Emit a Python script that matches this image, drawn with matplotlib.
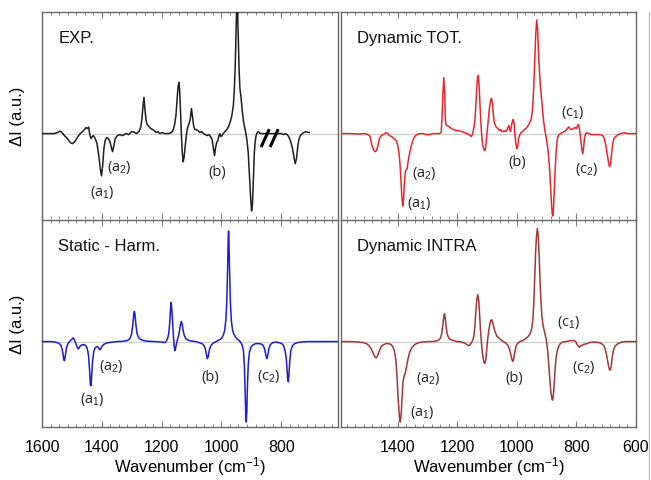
import matplotlib
matplotlib.use("Agg")
import matplotlib.pyplot as plt
from matplotlib.ticker import MultipleLocator, AutoMinorLocator
from matplotlib.lines import Line2D

plt.rcParams["font.family"] = ["Liberation Sans", "DejaVu Sans"]
plt.rcParams["mathtext.fontset"] = "custom"
plt.rcParams["mathtext.rm"] = "Liberation Sans"
plt.rcParams["mathtext.it"] = "Liberation Sans:italic"

# ---- spectra: (wavenumber cm-1, delta I a.u.) ----
exp_pts = [
    (1600, 0), (1560, 0), (1548, 1), (1540, 2.5), (1533, 1), (1525, -2), (1515, -5),
    (1505, -9), (1498, -10), (1490, -8), (1482, -4), (1475, -1), (1465, 2), (1458, 4),
    (1453, 6), (1448, 5), (1444, 6.5), (1440, -1), (1436, -5), (1432, -3), (1428, -2),
    (1422, -5), (1416, -10), (1410, -22), (1405, -35), (1401, -42), (1397, -32),
    (1393, -15), (1389, -7), (1384, -4), (1378, -5), (1372, -9), (1367, -15), (1364, -18),
    (1360, -12), (1355, -5), (1348, -2), (1340, -1), (1330, -2), (1320, 0), (1310, -1),
    (1300, 2), (1292, 1.5), (1284, 0), (1276, 2), (1270, 6), (1266, 14), (1262, 28),
    (1259, 36), (1256, 25), (1252, 13), (1248, 9), (1242, 7), (1236, 5), (1230, 4),
    (1224, 3), (1218, 1), (1212, 2), (1206, 0), (1198, 1), (1190, 0), (1176, 0), (1168, 1),
    (1162, 3), (1157, 8), (1152, 18), (1148, 35), (1145, 46), (1142, 51), (1140, 45),
    (1137, 25), (1134, 0), (1131, -18), (1128, -28), (1125, -24), (1121, -12), (1117, -1),
    (1113, 6), (1108, 10), (1104, 15), (1100, 25), (1097, 18), (1093, 8), (1089, 4),
    (1084, 4), (1078, 3), (1072, 1), (1066, 2), (1060, 0), (1054, -1), (1048, -2),
    (1042, -1), (1036, -3), (1031, -6), (1027, -14), (1023, -22), (1020, -15), (1016, -9),
    (1012, -7), (1008, -2), (1005, 0), (1002, -3), (998, -2), (994, 0), (988, 2), (982, 4),
    (976, 7), (970, 12), (965, 18), (960, 28), (957, 42), (954, 65), (951, 100), (949, 125),
    (948, 130), (946, 125), (944, 100), (941, 65), (938, 45), (934, 35), (930, 22),
    (926, 12), (922, 6), (918, 0), (914, -8), (910, -20), (906, -42), (902, -65), (899, -77),
    (896, -70), (893, -45), (890, -20), (887, -8), (884, -2), (880, 1), (876, 2), (870, 0),
    (850, 0), (830, 0), (810, 0), (800, 0), (792, -1), (786, 0), (780, -1), (775, -3),
    (768, -8), (762, -15), (757, -24), (753, -30), (749, -25), (745, -14), (741, -6),
    (736, -2), (730, 0), (724, 1), (718, 2), (712, 1.5), (706, 1),
]

tot_pts = [
    (1590, 0), (1560, 0), (1530, -0.5), (1510, 0), (1500, -1), (1494, -2), (1490, -6),
    (1486, -12), (1481, -16), (1476, -18), (1471, -17), (1466, -12), (1461, -5), (1455, -2),
    (1448, -1), (1443, 0), (1438, 1), (1434, 0.5), (1428, -2), (1420, -3), (1412, -5),
    (1405, -7), (1400, -11), (1396, -18), (1392, -30), (1389, -45), (1386, -62), (1383, -72),
    (1380, -65), (1377, -48), (1374, -38), (1371, -36), (1368, -35), (1365, -28), (1360, -20),
    (1355, -13), (1349, -7), (1343, -3), (1336, -1), (1325, 0), (1315, 0), (1305, -1),
    (1294, -1), (1283, 0), (1271, 0), (1260, 0), (1254, 1), (1251, 15), (1248, 40),
    (1245, 55.7), (1242, 40), (1240, 15), (1238, 9), (1234, 8), (1228, 7), (1220, 5),
    (1212, 4), (1205, 3), (1195, 3), (1185, 2), (1175, 1), (1166, 0), (1160, -1), (1153, -3),
    (1148, 0), (1144, 6), (1141, 12), (1138, 25), (1135, 42), (1132, 55), (1129, 58),
    (1126, 45), (1123, 25), (1120, 8), (1117, -5), (1114, -12), (1110, -16), (1107, -17),
    (1104, -12), (1101, -3), (1098, 5), (1095, 15), (1092, 25), (1088, 33), (1085, 35),
    (1082, 30), (1079, 20), (1076, 12), (1072, 8), (1068, 6), (1063, 5), (1058, 3), (1054, 4),
    (1050, 2), (1046, 2), (1042, 3), (1038, 2), (1034, 3), (1030, 6), (1027, 8), (1024, 5),
    (1021, 2), (1018, 8), (1015, 12), (1012, 14), (1009, 10), (1006, -2), (1003, -10),
    (1000, -15), (997, -13), (994, -5), (990, -1), (985, 1), (978, 3), (970, 5), (964, 7),
    (958, 10), (952, 14), (948, 22), (945, 35), (942, 55), (939, 80), (936, 102), (933, 113),
    (930, 102), (927, 80), (924, 62), (921, 48), (918, 38), (914, 25), (910, 12), (906, 4),
    (902, -3), (898, -10), (894, -20), (890, -35), (887, -52), (884, -68), (881, -80),
    (879, -82), (877, -75), (874, -55), (871, -35), (868, -18), (865, -8), (862, -3),
    (858, -1), (853, 0), (847, 1), (841, 2), (835, 3), (830, 5), (826, 6.7), (822, 5),
    (816, 4), (810, 5), (805, 6), (800, 5), (796, 8), (793, 9), (790, 5), (787, -2),
    (784, -10), (781, -17), (779, -20), (776, -15), (773, -5), (769, 0), (764, 1), (758, 0),
    (750, -1), (740, -1), (730, -1), (720, -1), (712, -2), (706, -5), (701, -12), (697, -20),
    (693, -27), (689, -33), (685, -30), (682, -20), (678, -10), (674, -5), (668, -3),
    (660, -1), (650, 0), (640, 1), (630, 0), (620, 0), (610, 0), (600, 0),
]

harm_pts = [
    (1600, 0), (1570, 0), (1555, -0.5), (1545, -1.5), (1538, -3), (1533, -7), (1530, -12),
    (1527, -18), (1525, -19), (1522, -14), (1518, -6), (1513, -2), (1508, 0), (1503, 1.5),
    (1498, 3), (1495, 3.7), (1492, 2), (1488, -1), (1484, -4), (1481, -6.5), (1478, -7.3),
    (1474, -5), (1468, -3.5), (1462, -3), (1456, -3.5), (1451, -5), (1447, -9), (1444, -15),
    (1441, -28), (1438, -43), (1436, -44), (1434, -35), (1431, -20), (1427, -10), (1422, -6),
    (1416, -5), (1411, -6), (1407, -8), (1404, -7.5), (1400, -5), (1394, -3), (1385, -1.5),
    (1370, -0.7), (1350, 0), (1330, 0.3), (1315, 1), (1306, 3), (1300, 8), (1296, 17),
    (1293, 28), (1291, 30), (1289, 27), (1286, 17), (1282, 8), (1277, 4), (1270, 2),
    (1260, 1), (1245, 0.3), (1220, 0), (1200, -0.5), (1190, -1), (1185, 0), (1180, 3),
    (1176, 8), (1173, 18), (1170, 33), (1168, 39), (1166, 33), (1163, 18), (1160, 4),
    (1158, -4), (1156, -9), (1154, -8), (1151, -3), (1147, 2), (1143, 6), (1140, 11),
    (1137, 17), (1134, 20), (1131, 17), (1128, 11), (1124, 6), (1119, 3), (1112, 1.5),
    (1100, 0.5), (1085, 0), (1075, -1), (1065, -2), (1058, -4), (1053, -8), (1050, -13),
    (1047, -17), (1044, -15), (1040, -8), (1035, -4), (1028, -1.5), (1018, 0), (1008, 1.5),
    (1000, 3), (994, 6), (989, 11), (985, 22), (982, 40), (979, 75), (977, 105), (976, 110),
    (975, 105), (973, 75), (970, 40), (967, 22), (963, 12), (958, 7), (950, 3.5), (942, 1.5),
    (935, -1), (930, -4), (926, -10), (923, -25), (920, -55), (918, -78), (917, -80),
    (915, -70), (913, -45), (910, -22), (906, -10), (900, -5), (893, -3), (885, -2),
    (875, -2), (866, -2.5), (860, -4), (855, -8), (851, -14), (848, -17), (845, -14),
    (841, -7), (836, -3), (828, -1), (818, -0.5), (808, -1), (798, -2), (792, -4), (787, -9),
    (783, -17), (780, -30), (778, -38), (776, -40), (774, -33), (771, -18), (767, -8),
    (762, -4), (755, -2), (745, -1), (730, -0.3), (710, 0), (650, 0), (610, 0),
]

intra_pts = [
    (1590, 0), (1560, 0), (1530, -0.5), (1516, -1), (1505, -2), (1496, -4), (1489, -7),
    (1483, -11), (1477, -15), (1472, -16.3), (1467, -14), (1461, -9), (1455, -5), (1447, -3),
    (1438, -2), (1430, -2), (1422, -3), (1416, -5), (1411, -9), (1406, -18), (1402, -35),
    (1398, -58), (1394, -75), (1391, -80), (1388, -72), (1385, -55), (1382, -40), (1378, -34),
    (1374, -31), (1370, -25), (1365, -17), (1359, -10), (1352, -6), (1343, -3), (1333, -1.5),
    (1320, -0.5), (1300, 0), (1280, 0), (1265, 1), (1257, 3), (1252, 8), (1248, 17),
    (1245, 25), (1243, 27.7), (1241, 25), (1238, 17), (1234, 8), (1229, 4), (1222, 2),
    (1212, 1), (1200, 0), (1185, -0.5), (1175, -1.5), (1167, -3), (1162, -4), (1158, -3.5),
    (1154, -2), (1150, 0), (1146, 3), (1143, 8), (1140, 18), (1137, 32), (1134, 42),
    (1131, 46.7), (1128, 42), (1125, 28), (1122, 12), (1119, 0), (1116, -10), (1113, -17),
    (1110, -21), (1107, -21.7), (1104, -18), (1101, -8), (1098, 2), (1094, 11), (1090, 18),
    (1087, 21), (1084, 21.7), (1081, 19), (1077, 14), (1072, 9), (1066, 5), (1058, 3),
    (1050, 1), (1042, -0.5), (1035, -2), (1029, -4), (1024, -8), (1020, -13), (1017, -17),
    (1014, -19.7), (1011, -18), (1007, -11), (1003, -5), (998, -2), (990, 0), (980, 1),
    (970, 3), (962, 5), (955, 8), (950, 13), (946, 22), (943, 38), (940, 62), (937, 88),
    (934, 105), (931, 112.7), (928, 105), (925, 85), (922, 60), (919, 40), (916, 26),
    (912, 16), (908, 11), (904, 6), (900, 0), (897, -8), (894, -18), (891, -30), (888, -42),
    (885, -52), (882, -57), (880, -58.3), (878, -55), (875, -45), (872, -30), (869, -18),
    (865, -10), (860, -5), (854, -2), (846, -0.5), (835, 0), (820, 1), (808, 1), (802, 0),
    (798, -3), (794, -4), (790, -5.7), (786, -4), (782, -4), (778, -3), (772, -2.5),
    (764, -2), (756, -1), (745, -0.5), (735, -0.5), (725, -1), (716, -2), (708, -4),
    (702, -9), (697, -16), (693, -23), (689, -28), (686, -28.3), (683, -24), (680, -16),
    (676, -9), (671, -5), (665, -3), (657, -1.5), (648, -0.5), (635, 0), (610, 0), (600, 0),
]

# panel names and peak label spots (wavenumber, delta I, text)
titles = ["EXP.", "Dynamic TOT.", "Static - Harm.", "Dynamic INTRA"]
exp_labels = [(1343, -33, "(a$_2$)"), (1400, -58, "(a$_1$)"), (1013, -38, "(b)")]
tot_labels = [(1310, -39, "(a$_2$)"), (1327, -69, "(a$_1$)"), (997, -28, "(b)"),
              (814, 22, "(c$_1$)"), (767, -35, "(c$_2$)")]
harm_labels = [(1370, -24, "(a$_2$)"), (1433, -57, "(a$_1$)"), (1037, -35, "(b)"),
               (843, -34, "(c$_2$)")]
intra_labels = [(1297, -36, "(a$_2$)"), (1317, -70, "(a$_1$)"), (1007, -36, "(b)"),
                (827, 20, "(c$_1$)"), (777, -25, "(c$_2$)")]

W, H = 651, 481
fig = plt.figure(figsize=(W / 100, H / 100), dpi=100)


def add_ax(l, r, t, b):
    return fig.add_axes([l / W, 1 - b / H, (r - l) / W, (b - t) / H])


panels = [
    (add_ax(42, 338, 13, 220), exp_pts, "#1e1e1e", exp_labels, (1600, 610)),
    (add_ax(341, 636, 13, 220), tot_pts, "#e8262c", tot_labels, (1590, 600)),
    (add_ax(42, 338, 221, 428), harm_pts, "#1c1cd0", harm_labels, (1600, 610)),
    (add_ax(341, 636, 221, 428), intra_pts, "#a23636", intra_labels, (1590, 600)),
]

for n, (ax, pts, col, labels, xl) in enumerate(panels):
    w, y = zip(*pts)
    ax.axhline(0, color="#cfcfcf", lw=0.9, zorder=1)
    ax.plot(w, y, color=col, lw=1.1, zorder=3)
    ax.set_xlim(*xl)
    ax.set_ylim(-85, 121)
    ax.set_yticks([])
    ax.xaxis.set_major_locator(MultipleLocator(200))
    ax.xaxis.set_minor_locator(AutoMinorLocator(7))
    ax.tick_params(axis="x", which="both", direction="in", top=True, bottom=True,
                   color="#777777", labelsize=11.5, pad=9)
    ax.tick_params(axis="x", which="major", length=4)
    ax.tick_params(axis="x", which="minor", length=2)
    for s in ax.spines.values():
        s.set_color("#666666")
        s.set_linewidth(1.0)
    ax.text(0.055, 0.855, titles[n], transform=ax.transAxes, fontsize=12, color="#111111")
    for lx, ly, lt in labels:
        ax.text(lx, ly, lt, fontsize=10.5, ha="center", va="center", color="#222222",
                family=["Open Sans", "DejaVu Sans"])
    if n < 2:
        ax.spines["bottom"].set_visible(False)
        ax.tick_params(axis="x", labelbottom=False)
    else:
        ax.set_xlabel("Wavenumber (cm$^{-1}$)", fontsize=12, labelpad=0)
    if n % 2 == 0:
        ax.set_ylabel("ΔI (a.u.)", fontsize=12, labelpad=12)

# break mark on the experimental trace
ax_exp = panels[0][0]
for x0, x1 in [(865, 842), (835, 812)]:
    ax_exp.plot([x0, x1], [-12, 3], color="black", lw=2.2, zorder=4)

# edge of the cropped neighbouring panel
fig.add_artist(Line2D([649 / W, 649 / W], [0, 1 - 13 / H], transform=fig.transFigure,
                      color="#bdbdbd", lw=1.0))

fig.savefig("out.png", dpi=100)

------------------------------------------------

Required task
Copy nothing but the lines from the top of the data down to the line containing "from matplotlib.lines import Line2D", and leave the pictures out.

The reply
Emit a Python script that matches this image, drawn with matplotlib.
import matplotlib
matplotlib.use("Agg")
import matplotlib.pyplot as plt
from matplotlib.ticker import MultipleLocator, AutoMinorLocator
from matplotlib.lines import Line2D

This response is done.